“There is nothing more awful than to wear some new jewelry and have nobody notice it, a contingency you can easily avoid by making sure yours are Jewels by Flato, which is to say, conversation pieces.” So read an advertisement in Vogue for Paul Flato, Hollywood’s most influential celebrity jeweler. Greta Garbo, Mae West, Rita Hayworth, Joan Crawford, Doris Duke, Ginger Rogers, Marlene Dietrich, Katharine Hepburn, Vivien Leigh—they all loved and wore his designs, on-screen and off. In fact, not only was Flato the first jeweler to have his name in the credits of a movie, he even appeared in several films himself.
Born in Texas in 1900, Flato moved to New York in 1920 to be a “big fish in a big pond,” as he put it. He spent a year at Columbia University, where he fell in with the young and wealthy set who later became clients of his fledgling jewelry and watch company. He employed several designers, including future luminaries George W. Headley and Count Fulco di Verdura, and bought diamonds from Harry Winston, who was a wholesale gem dealer at the time. Voyages to Honduras, Peru, Egypt, Greece, Mexico, Haiti and Guatemala inspired Flato’s inventive designs.

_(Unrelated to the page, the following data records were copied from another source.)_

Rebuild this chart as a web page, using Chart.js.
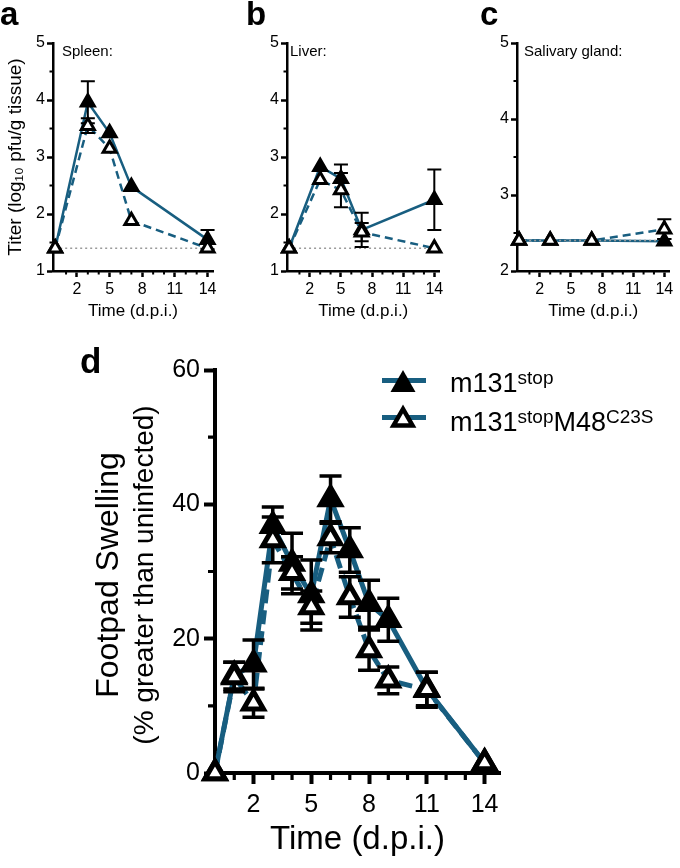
<!DOCTYPE html>
<html>
<head>
<meta charset="utf-8">
<script src="https://cdn.jsdelivr.net/npm/chart.js@4.4.0/dist/chart.umd.min.js"></script>
<style>
  body { margin: 0; background: #fff; font-family: "Liberation Sans", Arial, sans-serif; }
  #page { position: relative; width: 680px; height: 868px; overflow: hidden; background: #fff; }
  canvas { position: absolute; }
  .txt { position: absolute; white-space: nowrap; color: #000; }
  .letter { font-weight: bold; }
  .rot { transform: translate(-50%, -50%) rotate(-90deg); }
  .sup { position: relative; font-size: 19px; top: -0.42em; }
</style>
</head>
<body>
<div id="page">
  <canvas id="spleen" width="225" height="330" style="left:0;top:0"></canvas>
  <canvas id="liver" width="225" height="330" style="left:225px;top:0"></canvas>
  <canvas id="salivary" width="230" height="330" style="left:450px;top:0"></canvas>
  <canvas id="footpad" width="680" height="538" style="left:0;top:330px"></canvas>

  <div class="txt letter" style="left:0;top:-3px;font-size:33px;line-height:33px">a</div>
  <div class="txt letter" style="left:246px;top:-3px;font-size:33px;line-height:33px">b</div>
  <div class="txt letter" style="left:480px;top:-3px;font-size:33px;line-height:33px">c</div>
  <div class="txt letter" style="left:80px;top:343px;font-size:35px;line-height:35px">d</div>

  <div class="txt" style="left:62px;top:43px;font-size:15px;line-height:15px">Spleen:</div>
  <div class="txt" style="left:290px;top:43px;font-size:15px;line-height:15px">Liver:</div>
  <div class="txt" style="left:524px;top:43px;font-size:15px;line-height:15px">Salivary gland:</div>

  <div class="txt rot" style="left:107px;top:575px;font-size:32px;line-height:32px">Footpad Swelling</div>
  <div class="txt rot" style="left:144px;top:575px;font-size:28px;line-height:28px">(% greater than uninfected)</div>

  <svg style="position:absolute;left:382px;top:367px" width="44" height="26">
    <rect x="0" y="11" width="44" height="5" fill="#185e80"></rect>
    <polygon points="21,3 8.5,25 33.5,25" fill="#000"></polygon>
  </svg>
  <svg style="position:absolute;left:382px;top:402px" width="44" height="28">
    <rect x="0" y="13" width="44" height="5" fill="#185e80"></rect>
    <polygon points="21,7 11.5,23.5 30.5,23.5" fill="#fff" stroke="#000" stroke-width="4.5" stroke-linejoin="miter"></polygon>
  </svg>
  <div class="txt" style="left:450px;top:370px;font-size:27px;line-height:27px">m131<span class="sup">stop</span></div>
  <div class="txt" style="left:450px;top:409px;font-size:27px;line-height:27px">m131<span class="sup">stop</span>M48<span class="sup">C23S</span></div>
</div>
<script>
const BLUE = "#185e80";
const FONT = "'Liberation Sans', Arial, sans-serif";
Chart.defaults.font.family = FONT;
Chart.defaults.color = "#000";

// days post infection
const organDays = [0, 3, 5, 7, 14];
const salivaryDays = [0, 3, 7, 14];
const footDays = [0, 1, 2, 3, 4, 5, 6, 7, 8, 9, 11, 14];
const dayTicks = [2, 5, 8, 11, 14];
const dayMinor = [1, 3, 4, 6, 7, 9, 10, 12, 13];

// titers, log10 pfu/g tissue (mean, SEM)
const spleenStop = [1.4, 3.96, 3.42, 2.48, 1.55];
const spleenStopErr = [0, 0.37, 0, 0, 0.17];
const spleenC23S = [1.4, 3.55, 3.15, 1.88, 1.4];
const spleenC23SErr = [0, 0.13, 0, 0, 0];

const liverStop = [1.4, 2.83, 2.62, 1.72, 2.25];
const liverStopErr = [0, 0, 0.25, 0.3, 0.53];
const liverC23S = [1.4, 2.6, 2.42, 1.68, 1.4];
const liverC23SErr = [0, 0, 0.3, 0.16, 0];

const salivaryStop = [2.4, 2.4, 2.4, 2.39];
const salivaryStopErr = [0, 0, 0, 0.03];
const salivaryC23S = [2.4, 2.4, 2.4, 2.55];
const salivaryC23SErr = [0, 0, 0, 0.13];

const organLimit = 1.4;
const salivaryLimit = 2.4;

// footpad swelling, % greater than uninfected
const footStop = [0, 14.5, 16.2, 36.8, 31.2, 26.5, 40.8, 33.2, 25.2, 22.8, 12.5, 1.5];
const footStopErr = [0, 2, 3.6, 2.8, 4.5, 5.2, 3.4, 3.3, 3.5, 3.2, 2.5, 0];
const footC23S = [0, 14.3, 10.4, 34.7, 29.8, 24.7, 35, 26.2, 18.3, 13.8, 12.4, 1.5];
const footC23SErr = [0, 2.2, 2.1, 3.4, 2.4, 2.4, 2.2, 3, 3, 2, 2.6, 0];

const xy = (xs, ys) => xs.map((x, i) => ({ x: x, y: ys[i] }));

// SEM bars, painted after the lines and before the triangles
const errorBars = {
  id: "errorBars",
  beforeDatasetDraw(chart, args, opts) {
    if (args.index !== 1) return;
    const ctx = chart.ctx;
    const xs = chart.scales.x;
    const ys = chart.scales.y;
    const c = opts.cap / 2;
    ctx.save();
    ctx.strokeStyle = "#000";
    ctx.lineWidth = opts.width;
    chart.data.datasets.forEach((ds) => {
      if (!ds.errors) return;
      ds.data.forEach((p, i) => {
        const e = ds.errors[i];
        if (!e) return;
        const px = xs.getPixelForValue(p.x);
        const top = ys.getPixelForValue(p.y + e);
        const bot = ys.getPixelForValue(p.y - e);
        ctx.beginPath();
        ctx.moveTo(px, top);
        ctx.lineTo(px, bot);
        ctx.moveTo(px - c, top);
        ctx.lineTo(px + c, top);
        ctx.moveTo(px - c, bot);
        ctx.lineTo(px + c, bot);
        ctx.stroke();
      });
    });
    ctx.restore();
  },
};

// short unlabeled ticks
const minorTicks = {
  id: "minorTicks",
  beforeDatasetsDraw(chart, args, opts) {
    const ctx = chart.ctx;
    const area = chart.chartArea;
    const xs = chart.scales.x;
    const ys = chart.scales.y;
    ctx.save();
    ctx.strokeStyle = "#000";
    ctx.lineWidth = opts.width;
    ctx.beginPath();
    opts.xValues.forEach((v) => {
      const px = xs.getPixelForValue(v);
      ctx.moveTo(px, area.bottom);
      ctx.lineTo(px, area.bottom + opts.length);
    });
    opts.yValues.forEach((v) => {
      const py = ys.getPixelForValue(v);
      ctx.moveTo(area.left, py);
      ctx.lineTo(area.left - opts.length, py);
    });
    ctx.stroke();
    ctx.restore();
  },
};

function buildSets(days, stop, stopErr, c23s, c23sErr, limit, s) {
  const sets = [
    {
      data: xy(days, c23s), errors: c23sErr, showLine: false, clip: false,
      pointStyle: "triangle", pointRadius: s.r, pointBackgroundColor: "#fff",
      pointBorderColor: "#000", pointBorderWidth: s.bw,
    },
    {
      data: xy(days, stop), errors: stopErr, showLine: false, clip: false,
      pointStyle: "triangle", pointRadius: s.r, pointBackgroundColor: "#000",
      pointBorderColor: "#000", pointBorderWidth: s.bw,
    },
  ];
  if (limit !== null) {
    const ends = [days[0], days[days.length - 1]];
    sets.push({
      data: xy(ends, [limit, limit]), showLine: true, pointRadius: 0,
      borderColor: "#9a9a9a", borderWidth: 1.5, borderDash: [2, 3],
    });
  }
  sets.push({
    data: xy(days, c23s), showLine: true, pointRadius: 0, clip: false,
    borderColor: BLUE, borderWidth: s.lw, borderDash: s.dash,
  });
  sets.push({
    data: xy(days, stop), showLine: true, pointRadius: 0, clip: false,
    borderColor: BLUE, borderWidth: s.lw,
  });
  return sets;
}

function makeChart(id, datasets, p) {
  return new Chart(document.getElementById(id), {
    type: "scatter",
    data: { datasets: datasets },
    plugins: [errorBars, minorTicks],
    options: {
      responsive: false,
      animation: false,
      events: [],
      layout: { padding: { left: 0, top: p.padTop, right: p.padRight, bottom: 0 } },
      plugins: {
        legend: { display: false },
        tooltip: { enabled: false },
        errorBars: { width: p.errWidth, cap: p.cap },
        minorTicks: { xValues: dayMinor, yValues: p.yMinor, length: p.minorLen, width: p.axisWidth * 0.8 },
      },
      scales: {
        x: {
          type: "linear",
          min: p.xMin,
          max: p.xMax,
          afterBuildTicks: (s) => { s.ticks = dayTicks.map((v) => ({ value: v })); },
          afterFit: (s) => { s.height = p.xHeight; },
          grid: { drawOnChartArea: false, drawTicks: true, tickLength: p.tickLen, tickWidth: p.axisWidth, tickColor: "#000" },
          border: { display: true, color: "#000", width: p.axisWidth },
          ticks: { color: "#000", font: { size: p.tickSize }, padding: p.xTickPad, maxRotation: 0, autoSkip: false },
          title: {
            display: true, text: "Time (d.p.i.)", color: "#000",
            font: { size: p.xTitleSize }, padding: { top: 0, bottom: p.xTitlePad },
          },
        },
        y: {
          type: "linear",
          min: p.yMin,
          max: p.yMax,
          afterBuildTicks: (s) => { s.ticks = p.yTicks.map((v) => ({ value: v })); },
          afterFit: (s) => { s.width = p.yWidth; },
          grid: { drawOnChartArea: false, drawTicks: true, tickLength: p.tickLen, tickWidth: p.axisWidth, tickColor: "#000" },
          border: { display: true, color: "#000", width: p.axisWidth },
          ticks: { color: "#000", font: { size: p.tickSize }, padding: p.yTickPad },
          title: {
            display: !!p.yTitle, text: p.yTitle || "", color: "#000",
            font: { size: 19 }, padding: { top: 4, bottom: 0 },
          },
        },
      },
    },
  });
}

const small = { r: 7.5, bw: 3, lw: 2.5, dash: [8, 5] };
const organBase = {
  padTop: 43, xHeight: 59, xMin: -0.2, xMax: 14.5,
  yTicks: [1, 2, 3, 4, 5], yMin: 1, yMax: 5, yMinor: [1.5, 2.5, 3.5, 4.5],
  tickLen: 6, minorLen: 3.5, axisWidth: 2.5, tickSize: 16, xTickPad: 3, yTickPad: 2,
  xTitleSize: 17, xTitlePad: 8, errWidth: 2, cap: 14,
};

makeChart("spleen",
  buildSets(organDays, spleenStop, spleenStopErr, spleenC23S, spleenC23SErr, organLimit, small),
  Object.assign({}, organBase, { padRight: 12, yWidth: 53, yTitle: "Titer (log\u2081\u2080 pfu/g tissue)" }));

makeChart("liver",
  buildSets(organDays, liverStop, liverStopErr, liverC23S, liverC23SErr, organLimit, small),
  Object.assign({}, organBase, { padRight: 8, yWidth: 62 }));

makeChart("salivary",
  buildSets(salivaryDays, salivaryStop, salivaryStopErr, salivaryC23S, salivaryC23SErr, salivaryLimit, small),
  Object.assign({}, organBase, {
    padRight: 5, yWidth: 67, yTicks: [2, 3, 4, 5], yMin: 2, yMax: 5, yMinor: [2.5, 3.5, 4.5],
  }));

makeChart("footpad",
  buildSets(footDays, footStop, footStopErr, footC23S, footC23SErr, null, { r: 11.5, bw: 5, lw: 5, dash: [14, 7] }),
  {
    padTop: 40, padRight: 180, xHeight: 95, yWidth: 215, xMin: 0, xMax: 14.8,
    yTicks: [0, 20, 40, 60], yMin: 0, yMax: 60, yMinor: [10, 30, 50],
    tickLen: 11, minorLen: 7, axisWidth: 4, tickSize: 25, xTickPad: 6, yTickPad: 4,
    xTitleSize: 33, xTitlePad: 8, errWidth: 3.5, cap: 22,
  });
</script>
</body>
</html>
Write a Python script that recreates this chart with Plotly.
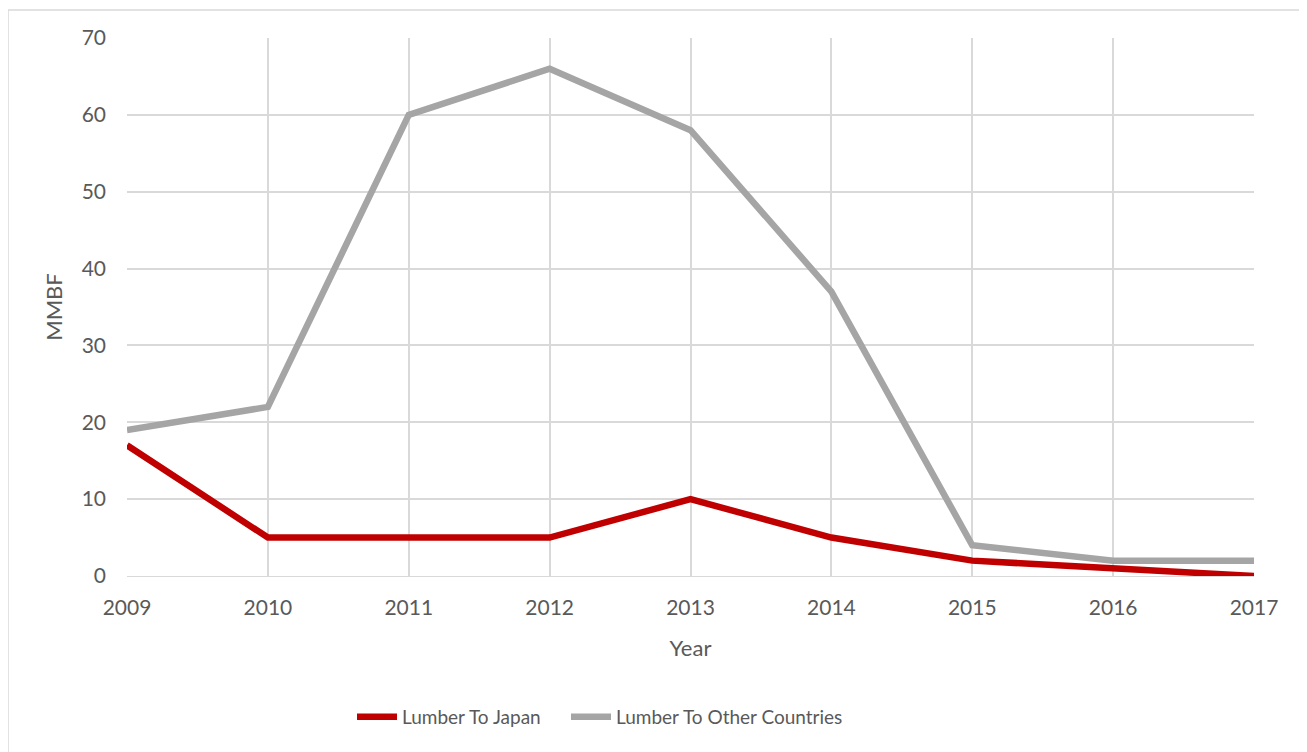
import plotly.graph_objects as go

years = [2009, 2010, 2011, 2012, 2013, 2014, 2015, 2016, 2017]
lumber_japan = [17, 5, 5, 5, 10, 5, 2, 1, 0]
lumber_other = [19, 22, 60, 66, 58, 37, 4, 2, 2]
y_ticks = [0, 10, 20, 30, 40, 50, 60, 70]

font_family = "Lato"
text_color = "#595959"
grid_color = "#D9D9D9"

# page has an 8px body margin, so the figure is a bit smaller than the window
W, H = 1299, 744
L, R, T, B = 119, 53, 30, 176
pw, ph = W - L - R, H - T - B

fig = go.Figure()
fig.add_trace(go.Scatter(x=years, y=lumber_japan, mode="lines", name="Lumber To Japan",
                         line=dict(color="#C00000", width=6.5), legend="legend"))
fig.add_trace(go.Scatter(x=years, y=lumber_other, mode="lines", name="Lumber To Other Countries",
                         line=dict(color="#A5A5A5", width=6.5), legend="legend2"))

legend_style = dict(orientation="h", xanchor="left", yanchor="middle",
                    y=-(709 - 568) / ph, font=dict(size=19, color=text_color),
                    itemwidth=40, bgcolor="rgba(0,0,0,0)")

fig.update_layout(
    width=W, height=H,
    margin=dict(l=L, r=R, t=T, b=B),
    paper_bgcolor="white", plot_bgcolor="white",
    font=dict(family=font_family, size=21, color=text_color),
    showlegend=True,
    legend=dict(x=(352 - 8 - L) / pw, **legend_style),
    legend2=dict(x=(566 - 8 - L) / pw, **legend_style),
    shapes=[dict(type="rect", xref="paper", yref="paper",
                 x0=(0 - L) / pw, x1=(1297 - L) / pw,
                 y0=(568 - 760) / ph, y1=(568 - 2) / ph,
                 line=dict(color=grid_color, width=1.5), layer="below")],
)
fig.update_xaxes(range=[2009, 2017], tickvals=years, showgrid=True, gridcolor=grid_color,
                 gridwidth=1.5, zeroline=False, showline=True, linecolor=grid_color,
                 ticks="", ticklabelstandoff=13,
                 title=dict(text="Year", font=dict(size=22, color=text_color), standoff=22))
fig.update_yaxes(range=[0, 70], tickvals=y_ticks, showgrid=True, gridcolor=grid_color,
                 gridwidth=1.5, zeroline=False, showline=False, ticks="", ticklabelstandoff=20,
                 title=dict(text="MMBF", font=dict(size=22, color=text_color), standoff=12))

fig.write_html("out.html")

In New York, he hobnobbed with politicians and socialites, thriving even during the Great Depression.
By 1938, Flato had set his sights on Hollywood and opened a store on Sunset Boulevard. His new jewels were sculptural, surprising and whimsical, influenced by the tongue-in-cheek imagery of the Surrealist movement. Perhaps inspired by his own hearing loss, he created a series of gold clips shaped like hands posed in the sign language alphabet. A bracelet called the “gold digger” featured a gold pickaxe. A compact decorated with angels included one cherub on a chamber pot. Once, unable to find his cufflinks, Flato attended a party with bolts in his sleeves. Party guests raved, so he designed a pair in gold, launching a new trend. Flato created conventionally elegant designs, too, like his exquisite series of feather brooches in diamonds and platinum. He also embraced the 1940s trend of convertible jewelry—pieces that could be taken apart and worn in a number of ways.
After legal and financial troubles, Flato moved to Mexico in the late ’60s and attained great success with a new collection of bold, witty styles that took inspiration from local folk art and artifacts. He continued designing jewelry until he returned to Texas at the age of 90 to live with his daughters.